### Information provided ###

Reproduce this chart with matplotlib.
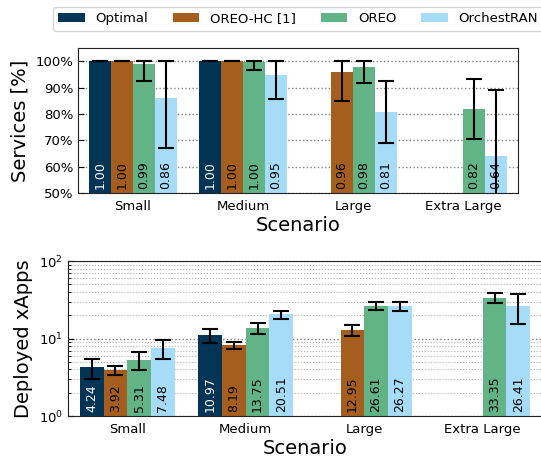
import numpy as np
import matplotlib
matplotlib.use("Agg")
import matplotlib.pyplot as plt
from matplotlib.ticker import FuncFormatter

# --- data ---
scenarios = ["Small", "Medium", "Large", "Extra Large"]
methods = ["Optimal", "OREO-HC [1]", "OREO", "OrchestRAN"]
colors = ["#023456", "#a65e1e", "#62b385", "#a6dcf8"]
label_colors = ["white", "black", "black", "black"]

# services served (fraction), mean and std per method
svc_optimal = [1.00, 1.00, np.nan, np.nan]
svc_hc = [1.00, 1.00, 0.96, np.nan]
svc_oreo = [0.989, 0.997, 0.977, 0.818]
svc_orch = [0.86, 0.948, 0.807, 0.641]
svc_optimal_std = [0.0, 0.0, np.nan, np.nan]
svc_hc_std = [0.0, 0.0, 0.11, np.nan]
svc_oreo_std = [0.066, 0.032, 0.058, 0.115]
svc_orch_std = [0.19, 0.09, 0.116, 0.248]

# deployed xApps, mean and std per method
xapps_optimal = [4.24, 10.97, np.nan, np.nan]
xapps_hc = [3.92, 8.19, 12.95, np.nan]
xapps_oreo = [5.31, 13.75, 26.61, 33.35]
xapps_orch = [7.48, 20.51, 26.27, 26.41]
xapps_optimal_std = [1.2, 2.3, np.nan, np.nan]
xapps_hc_std = [0.55, 0.9, 2.2, np.nan]
xapps_oreo_std = [1.4, 2.3, 3.4, 5.0]
xapps_orch_std = [2.1, 2.4, 3.3, 11.0]

svc_means = [svc_optimal, svc_hc, svc_oreo, svc_orch]
svc_stds = [svc_optimal_std, svc_hc_std, svc_oreo_std, svc_orch_std]
xapps_means = [xapps_optimal, xapps_hc, xapps_oreo, xapps_orch]
xapps_stds = [xapps_optimal_std, xapps_hc_std, xapps_oreo_std, xapps_orch_std]

plt.rcParams["font.family"] = "DejaVu Sans"

W, H = 541, 457
fig = plt.figure(figsize=(W / 100, H / 100), dpi=100)
ax1 = fig.add_axes([78 / W, 1 - 193 / H, 440 / W, 145 / H])
ax2 = fig.add_axes([68 / W, 1 - 416 / H, 474 / W, 155 / H])

x = np.arange(len(scenarios))
width = 0.2
offsets = [-0.3, -0.1, 0.1, 0.3]


def draw_bars(ax, means, stds, clip_top=None, base=0.0):
    handles = []
    for i, (m, s) in enumerate(zip(means, stds)):
        m = np.asarray(m, dtype=float)
        s = np.asarray(s, dtype=float)
        xs = x + offsets[i]
        b = ax.bar(xs, m, width, color=colors[i], label=methods[i], zorder=2)
        handles.append(b)
        lo = s
        hi = s if clip_top is None else np.minimum(m + s, clip_top) - m
        ok = ~np.isnan(m)
        ax.errorbar(xs[ok], m[ok], yerr=[lo[ok], hi[ok]], fmt="none",
                    ecolor="black", elinewidth=1.5, capsize=6, capthick=1.5,
                    zorder=3)
        for xi, mi in zip(xs[ok], m[ok]):
            ax.annotate(f"{mi:.2f}", (xi, base), xytext=(0, 3),
                        textcoords="offset points", rotation=90,
                        ha="center", va="bottom", fontsize=9,
                        color=label_colors[i], zorder=4)
    return handles


handles = draw_bars(ax1, svc_means, svc_stds, clip_top=1.0, base=0.5)
ax1.set_ylim(0.5, 1.05)
ax1.set_yticks([0.5, 0.6, 0.7, 0.8, 0.9, 1.0])
ax1.yaxis.set_major_formatter(FuncFormatter(lambda v, _: f"{v * 100:.0f}%"))
ax1.set_ylabel("Services [%]", fontsize=14)
ax1.yaxis.grid(True, linestyle=":", color="gray", linewidth=1, zorder=0)

draw_bars(ax2, xapps_means, xapps_stds, base=1.0)
ax2.set_yscale("log")
ax2.set_ylim(1, 100)
ax2.set_ylabel("Deployed xApps", fontsize=14)
ax2.yaxis.grid(True, which="major", linestyle=":", color="gray", linewidth=1, zorder=0)
ax2.yaxis.grid(True, which="minor", linestyle=":", color="#b0b0b0", linewidth=0.8, zorder=0)

for ax in (ax1, ax2):
    ax.set_axisbelow(True)
    ax.set_xlim(-0.5, 3.5)
    ax.set_xticks(x)
    ax.set_xticklabels(scenarios)
    ax.set_xlabel("Scenario", fontsize=14, labelpad=2)
    ax.tick_params(direction="in", labelsize=9.5, length=4)
    ax.tick_params(which="minor", direction="in", length=2)
    ax.tick_params(axis="x", pad=5)
    for sp in ax.spines.values():
        sp.set_color("#222222")

fig.legend(handles=handles, labels=methods, loc="upper left",
           bbox_to_anchor=(53 / W, 1 - 7 / H), borderaxespad=0, ncol=4,
           fontsize=9.5, frameon=True, edgecolor="#cccccc", fancybox=True,
           columnspacing=1.9, handlelength=2.0, handletextpad=0.8)

fig.savefig("out.png", dpi=100)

###

[Exercise description]
Are you able to set down all the lines above exactly, without any pictures?

[Solution for this task]
Reproduce this chart with matplotlib.
import numpy as np
import matplotlib
matplotlib.use("Agg")
import matplotlib.pyplot as plt
from matplotlib.ticker import FuncFormatter

# --- data ---
scenarios = ["Small", "Medium", "Large", "Extra Large"]
methods = ["Optimal", "OREO-HC [1]", "OREO", "OrchestRAN"]
colors = ["#023456", "#a65e1e", "#62b385", "#a6dcf8"]
label_colors = ["white", "black", "black", "black"]

# services served (fraction), mean and std per method
svc_optimal = [1.00, 1.00, np.nan, np.nan]
svc_hc = [1.00, 1.00, 0.96, np.nan]
svc_oreo = [0.989, 0.997, 0.977, 0.818]
svc_orch = [0.86, 0.948, 0.807, 0.641]
svc_optimal_std = [0.0, 0.0, np.nan, np.nan]
svc_hc_std = [0.0, 0.0, 0.11, np.nan]
svc_oreo_std = [0.066, 0.032, 0.058, 0.115]
svc_orch_std = [0.19, 0.09, 0.116, 0.248]

# deployed xApps, mean and std per method
xapps_optimal = [4.24, 10.97, np.nan, np.nan]
xapps_hc = [3.92, 8.19, 12.95, np.nan]
xapps_oreo = [5.31, 13.75, 26.61, 33.35]
xapps_orch = [7.48, 20.51, 26.27, 26.41]
xapps_optimal_std = [1.2, 2.3, np.nan, np.nan]
xapps_hc_std = [0.55, 0.9, 2.2, np.nan]
xapps_oreo_std = [1.4, 2.3, 3.4, 5.0]
xapps_orch_std = [2.1, 2.4, 3.3, 11.0]

svc_means = [svc_optimal, svc_hc, svc_oreo, svc_orch]
svc_stds = [svc_optimal_std, svc_hc_std, svc_oreo_std, svc_orch_std]
xapps_means = [xapps_optimal, xapps_hc, xapps_oreo, xapps_orch]
xapps_stds = [xapps_optimal_std, xapps_hc_std, xapps_oreo_std, xapps_orch_std]

plt.rcParams["font.family"] = "DejaVu Sans"

W, H = 541, 457
fig = plt.figure(figsize=(W / 100, H / 100), dpi=100)
ax1 = fig.add_axes([78 / W, 1 - 193 / H, 440 / W, 145 / H])
ax2 = fig.add_axes([68 / W, 1 - 416 / H, 474 / W, 155 / H])

x = np.arange(len(scenarios))
width = 0.2
offsets = [-0.3, -0.1, 0.1, 0.3]


def draw_bars(ax, means, stds, clip_top=None, base=0.0):
    handles = []
    for i, (m, s) in enumerate(zip(means, stds)):
        m = np.asarray(m, dtype=float)
        s = np.asarray(s, dtype=float)
        xs = x + offsets[i]
        b = ax.bar(xs, m, width, color=colors[i], label=methods[i], zorder=2)
        handles.append(b)
        lo = s
        hi = s if clip_top is None else np.minimum(m + s, clip_top) - m
        ok = ~np.isnan(m)
        ax.errorbar(xs[ok], m[ok], yerr=[lo[ok], hi[ok]], fmt="none",
                    ecolor="black", elinewidth=1.5, capsize=6, capthick=1.5,
                    zorder=3)
        for xi, mi in zip(xs[ok], m[ok]):
            ax.annotate(f"{mi:.2f}", (xi, base), xytext=(0, 3),
                        textcoords="offset points", rotation=90,
                        ha="center", va="bottom", fontsize=9,
                        color=label_colors[i], zorder=4)
    return handles


handles = draw_bars(ax1, svc_means, svc_stds, clip_top=1.0, base=0.5)
ax1.set_ylim(0.5, 1.05)
ax1.set_yticks([0.5, 0.6, 0.7, 0.8, 0.9, 1.0])
ax1.yaxis.set_major_formatter(FuncFormatter(lambda v, _: f"{v * 100:.0f}%"))
ax1.set_ylabel("Services [%]", fontsize=14)
ax1.yaxis.grid(True, linestyle=":", color="gray", linewidth=1, zorder=0)

draw_bars(ax2, xapps_means, xapps_stds, base=1.0)
ax2.set_yscale("log")
ax2.set_ylim(1, 100)
ax2.set_ylabel("Deployed xApps", fontsize=14)
ax2.yaxis.grid(True, which="major", linestyle=":", color="gray", linewidth=1, zorder=0)
ax2.yaxis.grid(True, which="minor", linestyle=":", color="#b0b0b0", linewidth=0.8, zorder=0)

for ax in (ax1, ax2):
    ax.set_axisbelow(True)
    ax.set_xlim(-0.5, 3.5)
    ax.set_xticks(x)
    ax.set_xticklabels(scenarios)
    ax.set_xlabel("Scenario", fontsize=14, labelpad=2)
    ax.tick_params(direction="in", labelsize=9.5, length=4)
    ax.tick_params(which="minor", direction="in", length=2)
    ax.tick_params(axis="x", pad=5)
    for sp in ax.spines.values():
        sp.set_color("#222222")

fig.legend(handles=handles, labels=methods, loc="upper left",
           bbox_to_anchor=(53 / W, 1 - 7 / H), borderaxespad=0, ncol=4,
           fontsize=9.5, frameon=True, edgecolor="#cccccc", fancybox=True,
           columnspacing=1.9, handlelength=2.0, handletextpad=0.8)

fig.savefig("out.png", dpi=100)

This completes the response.